### [EXERCISE DIRECTIONS]
Write out the opening lines of the data word for word, up to and including the line with "from bokeh.resources import INLINE", and leave every picture and every later line out.

### [INFORMATION PROVIDED]
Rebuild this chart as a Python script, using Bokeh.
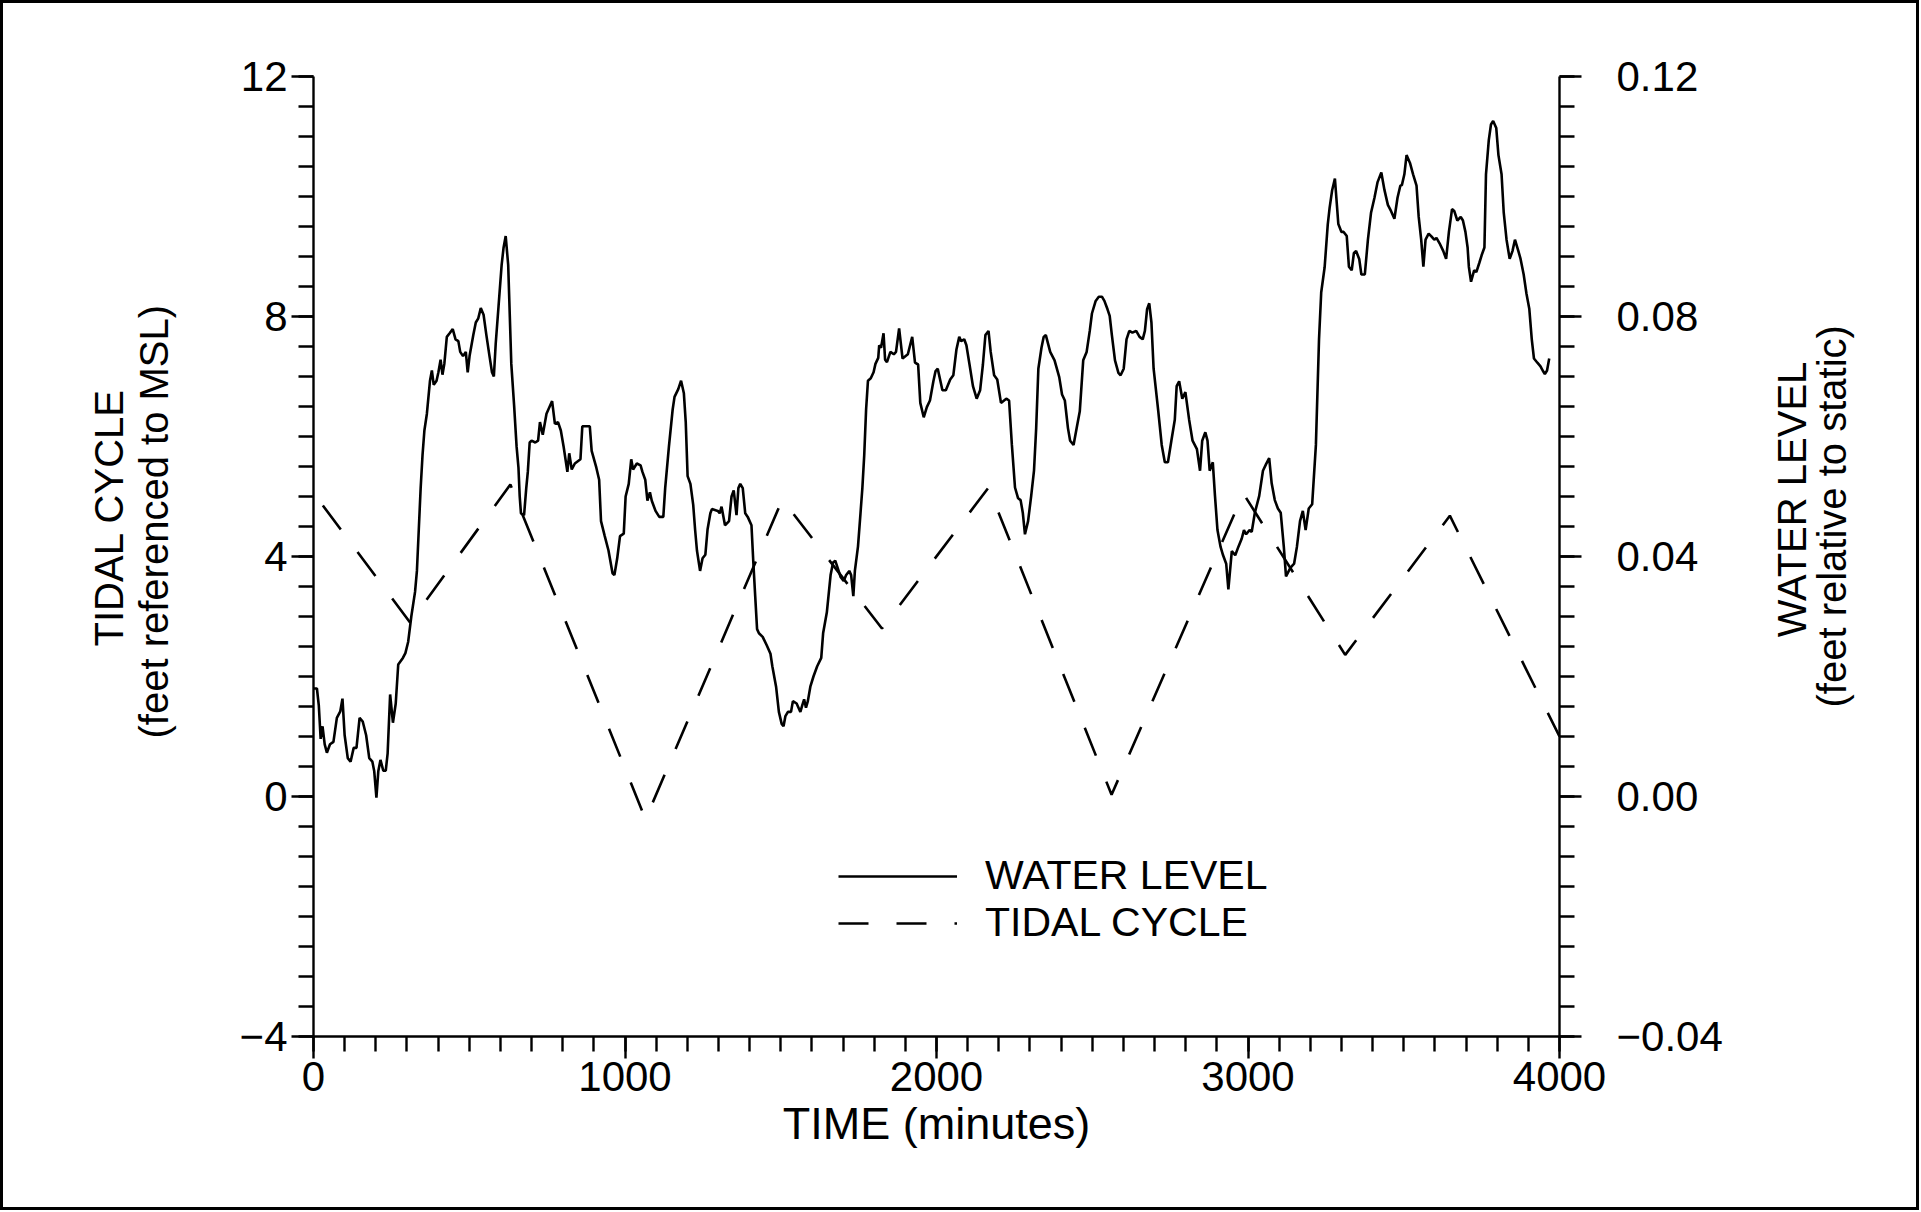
import math
import numpy as np
from bokeh.plotting import figure
from bokeh.layouts import row
from bokeh.models import Range1d, LinearAxis, FixedTicker
from bokeh.core.properties import value
from bokeh.embed import file_html
from bokeh.resources import INLINE

# ---------------- data ----------------
# Water level: time (minutes) and level (feet relative to static, right axis)
water_time = [0, 11, 17, 23, 29, 36, 43, 53, 64, 75, 86, 93, 100, 110, 119, 129, 138, 148, 158, 169,
              179, 189, 195, 202, 208, 215, 224, 232, 238, 246, 255, 264, 272, 287, 295, 304, 314, 326,
              332, 338, 344, 350, 356, 364, 374, 380, 386, 395, 401, 408, 414, 420, 428, 437, 447, 456,
              465, 471, 480, 489, 495, 501, 513, 521, 529, 537, 546, 555, 565, 573, 579, 585, 594, 604,
              610, 617, 625, 635, 644, 652, 658, 662, 666, 676, 683, 688, 694, 700, 712, 721, 727, 736,
              748, 760, 766, 775, 785, 794, 803, 815, 821, 829, 839, 857, 863, 869, 887, 893, 908, 917,
              923, 935, 947, 960, 966, 975, 984, 996, 1002, 1012, 1020, 1026, 1038, 1050, 1056, 1065,
              1072, 1080, 1086, 1098, 1110, 1123, 1129, 1141, 1153, 1159, 1171, 1180, 1189, 1195, 1201,
              1210, 1219, 1225, 1231, 1241, 1249, 1258, 1265, 1274, 1279, 1298, 1304, 1310, 1321, 1334,
              1342, 1349, 1358, 1364, 1370, 1378, 1386, 1394, 1406, 1412, 1418, 1424, 1430, 1442, 1455,
              1467, 1473, 1485, 1494, 1503, 1509, 1515, 1523, 1533, 1539, 1551, 1557, 1563, 1569, 1575,
              1581, 1587, 1595, 1605, 1617, 1630, 1636, 1648, 1660, 1668, 1675, 1684, 1692, 1702, 1710,
              1720, 1726, 1733, 1738, 1748, 1756, 1762, 1768, 1774, 1780, 1789, 1798, 1804, 1813, 1816,
              1822, 1830, 1835, 1841, 1852, 1863, 1870, 1880, 1891, 1908, 1922, 1931, 1941, 1948, 1959,
              1969, 1979, 1990, 1997, 2004, 2019, 2030, 2044, 2054, 2064, 2073, 2079, 2089, 2096, 2106,
              2117, 2129, 2140, 2149, 2157, 2167, 2174, 2185, 2195, 2207, 2224, 2233, 2242, 2252, 2262,
              2270, 2277, 2284, 2294, 2304, 2313, 2320, 2327, 2337, 2344, 2351, 2365, 2379, 2394, 2403,
              2412, 2422, 2429, 2440, 2450, 2460, 2471, 2482, 2492, 2499, 2511, 2521, 2531, 2539, 2549,
              2556, 2563, 2573, 2584, 2591, 2601, 2610, 2619, 2629, 2641, 2652, 2662, 2669, 2676, 2683,
              2690, 2697, 2712, 2723, 2733, 2743, 2754, 2765, 2771, 2779, 2789, 2799, 2811, 2822, 2836,
              2846, 2853, 2863, 2870, 2877, 2887, 2894, 2902, 2912, 2920, 2930, 2937, 2948, 2959, 2969,
              2980, 2987, 2994, 3005, 3012, 3022, 3036, 3048, 3058, 3068, 3076, 3086, 3096, 3105, 3115,
              3122, 3129, 3136, 3148, 3157, 3167, 3176, 3185, 3195, 3206, 3218, 3228, 3235, 3246, 3256,
              3262, 3270, 3279, 3290, 3300, 3307, 3317, 3324, 3333, 3340, 3347, 3357, 3364, 3375, 3385,
              3395, 3406, 3416, 3428, 3438, 3449, 3459, 3470, 3480, 3489, 3494, 3502, 3509, 3520, 3530,
              3541, 3548, 3556, 3563, 3570, 3580, 3588, 3598, 3605, 3615, 3627, 3636, 3645, 3655, 3662,
              3672, 3683, 3690, 3698, 3705, 3709, 3716, 3726, 3733, 3743, 3750, 3759, 3764, 3773, 3780,
              3787, 3797, 3804, 3814, 3821, 3830, 3840, 3849, 3857, 3868, 3875, 3885, 3894, 3903, 3911,
              3918, 3929, 3939, 3946, 3953, 3960, 3967]
water_level = [0.0180, 0.0180, 0.0152, 0.0096, 0.0117, 0.0087, 0.0073, 0.0087, 0.0091, 0.0131, 0.0142,
               0.0163, 0.0102, 0.0064, 0.0058, 0.0081, 0.0081, 0.0131, 0.0125, 0.0102, 0.0064, 0.0058,
               0.0042, -0.0002, 0.0042, 0.0061, 0.0043, 0.0043, 0.0072, 0.0170, 0.0123, 0.0155, 0.0220,
               0.0231, 0.0239, 0.0258, 0.0300, 0.0341, 0.0376, 0.0445, 0.0514, 0.0569, 0.0610, 0.0638,
               0.0693, 0.0710, 0.0686, 0.0693, 0.0707, 0.0728, 0.0703, 0.0721, 0.0766, 0.0772, 0.0779,
               0.0762, 0.0759, 0.0741, 0.0734, 0.0741, 0.0707, 0.0734, 0.0769, 0.0790, 0.0797, 0.0814,
               0.0803, 0.0769, 0.0734, 0.0707, 0.0700, 0.0755, 0.0817, 0.0886, 0.0914, 0.0934, 0.0886,
               0.0721, 0.0652, 0.0583, 0.0548, 0.0500, 0.0472, 0.0469, 0.0514, 0.0541, 0.0590, 0.0593,
               0.0590, 0.0593, 0.0624, 0.0603, 0.0638, 0.0652, 0.0659, 0.0621, 0.0624, 0.0610, 0.0583,
               0.0541, 0.0572, 0.0545, 0.0555, 0.0562, 0.0617, 0.0617, 0.0617, 0.0576, 0.0548, 0.0528,
               0.0459, 0.0434, 0.0410, 0.0372, 0.0369, 0.0397, 0.0434, 0.0438, 0.0500, 0.0521, 0.0562,
               0.0545, 0.0555, 0.0552, 0.0541, 0.0528, 0.0493, 0.0507, 0.0493, 0.0476, 0.0466, 0.0466,
               0.0514, 0.0583, 0.0645, 0.0666, 0.0679, 0.0693, 0.0672, 0.0624, 0.0534, 0.0521, 0.0486,
               0.0445, 0.0410, 0.0376, 0.0397, 0.0403, 0.0445, 0.0472, 0.0479, 0.0476, 0.0472, 0.0483,
               0.0452, 0.0459, 0.0500, 0.0510, 0.0469, 0.0514, 0.0521, 0.0514, 0.0472, 0.0466, 0.0452,
               0.0390, 0.0334, 0.0279, 0.0272, 0.0266, 0.0252, 0.0238, 0.0217, 0.0183, 0.0141, 0.0121,
               0.0117, 0.0134, 0.0141, 0.0141, 0.0159, 0.0155, 0.0148, 0.0141, 0.0152, 0.0162, 0.0148,
               0.0159, 0.0183, 0.0200, 0.0217, 0.0231, 0.0272, 0.0307, 0.0369, 0.0390, 0.0393, 0.0379,
               0.0366, 0.0359, 0.0369, 0.0376, 0.0369, 0.0334, 0.0376, 0.0417, 0.0472, 0.0514, 0.0569,
               0.0645, 0.0693, 0.0697, 0.0707, 0.0721, 0.0731, 0.0752, 0.0748, 0.0772, 0.0728, 0.0724,
               0.0741, 0.0737, 0.0741, 0.0780, 0.0730, 0.0737, 0.0766, 0.0723, 0.0720, 0.0656, 0.0632,
               0.0649, 0.0660, 0.0692, 0.0709, 0.0713, 0.0677, 0.0677, 0.0695, 0.0702, 0.0745, 0.0766,
               0.0759, 0.0762, 0.0752, 0.0720, 0.0684, 0.0663, 0.0677, 0.0720, 0.0769, 0.0776, 0.0741,
               0.0702, 0.0695, 0.0656, 0.0663, 0.0660, 0.0586, 0.0515, 0.0497, 0.0494, 0.0473, 0.0437,
               0.0459, 0.0501, 0.0543, 0.0614, 0.0713, 0.0748, 0.0766, 0.0769, 0.0741, 0.0727, 0.0699,
               0.0670, 0.0660, 0.0614, 0.0593, 0.0586, 0.0614, 0.0642, 0.0727, 0.0741, 0.0776, 0.0805,
               0.0826, 0.0833, 0.0833, 0.0826, 0.0812, 0.0801, 0.0769, 0.0727, 0.0706, 0.0702, 0.0713,
               0.0762, 0.0776, 0.0773, 0.0776, 0.0766, 0.0762, 0.0776, 0.0812, 0.0822, 0.0790, 0.0713,
               0.0642, 0.0586, 0.0557, 0.0557, 0.0593, 0.0628, 0.0684, 0.0692, 0.0663, 0.0674, 0.0628,
               0.0593, 0.0579, 0.0543, 0.0593, 0.0607, 0.0593, 0.0543, 0.0557, 0.0501, 0.0444, 0.0416,
               0.0402, 0.0388, 0.0345, 0.0409, 0.0402, 0.0416, 0.0430, 0.0444, 0.0437, 0.0444, 0.0441,
               0.0473, 0.0501, 0.0543, 0.0554, 0.0564, 0.0522, 0.0494, 0.0480, 0.0473, 0.0416, 0.0367,
               0.0374, 0.0381, 0.0388, 0.0416, 0.0459, 0.0476, 0.0444, 0.0480, 0.0487, 0.0586, 0.0762,
               0.0840, 0.0882, 0.0953, 0.0981, 0.1010, 0.1030, 0.0954, 0.0941, 0.0941, 0.0934, 0.0883,
               0.0877, 0.0906, 0.0909, 0.0896, 0.0870, 0.0870, 0.0928, 0.0973, 0.0998, 0.1024, 0.1040,
               0.1011, 0.0986, 0.0976, 0.0963, 0.0998, 0.1018, 0.1019, 0.1037, 0.1069, 0.1056, 0.1037,
               0.1018, 0.0966, 0.0928, 0.0883, 0.0928, 0.0938, 0.0934, 0.0928, 0.0931, 0.0922, 0.0909,
               0.0896, 0.0941, 0.0979, 0.0976, 0.0960, 0.0966, 0.0960, 0.0941, 0.0915, 0.0883, 0.0858,
               0.0877, 0.0874, 0.0890, 0.0902, 0.0915, 0.1037, 0.1094, 0.1120, 0.1126, 0.1114, 0.1069,
               0.1037, 0.0973, 0.0928, 0.0896, 0.0909, 0.0928, 0.0909, 0.0896, 0.0870, 0.0838, 0.0813,
               0.0762, 0.0730, 0.0723, 0.0717, 0.0710, 0.0704, 0.0710, 0.0730, 0.0737]

# Tidal cycle: time (minutes) and stage (feet referenced to MSL, left axis)
tide_time = [30, 310, 632, 1066, 1505, 1825, 2167, 2562, 2985, 3312, 3648, 4000]
tide_level = [4.85, 2.9, 5.2, -0.38, 4.95, 2.8, 5.15, 0.03, 5.05, 2.36, 4.68, 1.0]

x_ticks = [0, 1000, 2000, 3000, 4000]
left_ticks = [-4, 0, 4, 8, 12]
left_tick_labels = ["\u22124", "0", "4", "8", "12"]
right_ticks = [-0.04, 0.0, 0.04, 0.08, 0.12]
right_tick_labels = ["\u22120.04", "0.00", "0.04", "0.08", "0.12"]
left_title_lines = ["TIDAL CYCLE", "(feet referenced to MSL)"]
right_title_lines = ["WATER LEVEL", "(feet relative to static)"]

FONT = "Liberation Sans"
TOP, FRAME_H, BOTTOM = 76, 960, 174

# ---------------- main figure ----------------
p = figure(frame_width=1246, frame_height=FRAME_H,
           min_border_left=113, min_border_right=181, min_border_top=TOP, min_border_bottom=BOTTOM,
           x_range=Range1d(0, 4000), y_range=Range1d(-4, 12), title=None,
           output_backend="svg", toolbar_location=None,
           background_fill_color="white", border_fill_alpha=0)
p.extra_y_ranges = {"water": Range1d(-0.04, 0.12)}
p.xgrid.visible = False
p.ygrid.visible = False
p.outline_line_color = None


def style_axis(ax, ticks, minor, labels):
    ax.ticker = FixedTicker(ticks=ticks, minor_ticks=minor)
    ax.major_label_overrides = {t: l for t, l in zip(ticks, labels)}
    ax.axis_line_color = "black"
    ax.axis_line_width = 2.4
    ax.major_tick_line_color = "black"
    ax.major_tick_line_width = 2.4
    ax.minor_tick_line_color = "black"
    ax.minor_tick_line_width = 2.4
    ax.major_tick_in = 0
    ax.minor_tick_in = 0
    ax.major_tick_out = 22
    ax.minor_tick_out = 15
    ax.major_label_text_font = FONT
    ax.major_label_text_font_size = "42px"
    ax.major_label_text_color = "black"
    ax.axis_label_text_font = FONT
    ax.axis_label_text_font_size = "45px"
    ax.axis_label_text_font_style = "normal"
    ax.axis_label_text_color = "black"


x_minor = [float(v) for v in np.arange(0, 4001, 100)]
left_minor = [float(v) for v in np.arange(-4, 12.01, 0.5)]
right_minor = [round(float(v), 3) for v in np.arange(-0.04, 0.1201, 0.005)]

xax = p.xaxis[0]
style_axis(xax, x_ticks, x_minor, [str(t) for t in x_ticks])
xax.major_label_standoff = 3
xax.axis_label = "TIME (minutes)"
xax.axis_label_standoff = 4

yax = p.yaxis[0]
style_axis(yax, left_ticks, left_minor, left_tick_labels)
yax.major_label_standoff = 4

right_axis = LinearAxis(y_range_name="water")
style_axis(right_axis, right_ticks, right_minor, right_tick_labels)
right_axis.major_label_standoff = 35
p.add_layout(right_axis, "right")

# ---------------- lines ----------------
p.line(water_time, water_level, y_range_name="water", line_color="black", line_width=2.6,
       legend_label="WATER LEVEL")
p.line(tide_time, tide_level, line_color="black", line_width=2.6, line_dash="30 28",
       legend_label="TIDAL CYCLE")

lg = p.legend[0]
lg.location = (525, 90)
lg.border_line_color = None
lg.background_fill_alpha = 0
lg.padding = 0
lg.margin = 0
lg.spacing = 0
lg.glyph_width = 119
lg.glyph_height = 40
lg.label_standoff = 28
lg.label_text_font = FONT
lg.label_text_font_size = "41px"
lg.label_text_color = "black"


# ---------------- side panels holding the two-line axis titles (read bottom to top) ----------------
def title_panel(width, xs, ys, lines):
    f = figure(frame_width=width, frame_height=FRAME_H, min_border_left=0, min_border_right=0,
               min_border_top=TOP, min_border_bottom=BOTTOM, title=None,
               x_range=Range1d(0, width), y_range=Range1d(-4, 12),
               x_axis_location=None, y_axis_location=None,
               output_backend="svg", toolbar_location=None,
               background_fill_alpha=0, border_fill_alpha=0)
    f.xgrid.visible = False
    f.ygrid.visible = False
    f.outline_line_color = None
    f.text(x=xs, y=ys, text=lines, angle=math.pi / 2, text_align="center",
           text_baseline="middle", text_font=value(FONT), text_font_size="40px",
           text_color="black")
    return f


pl = title_panel(200, [108, 153], [4.65, 4.58], left_title_lines)
pr = title_panel(179, [51, 91], [4.95, 4.67], right_title_lines)

layout = row(pl, p, pr, spacing=0)
layout.styles = {"box-shadow": "inset 0 0 0 3px black", "background-color": "white"}

open("out.html", "w").write(file_html(layout, INLINE))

### [ANSWER BELOW]
Rebuild this chart as a Python script, using Bokeh.
import math
import numpy as np
from bokeh.plotting import figure
from bokeh.layouts import row
from bokeh.models import Range1d, LinearAxis, FixedTicker
from bokeh.core.properties import value
from bokeh.embed import file_html
from bokeh.resources import INLINE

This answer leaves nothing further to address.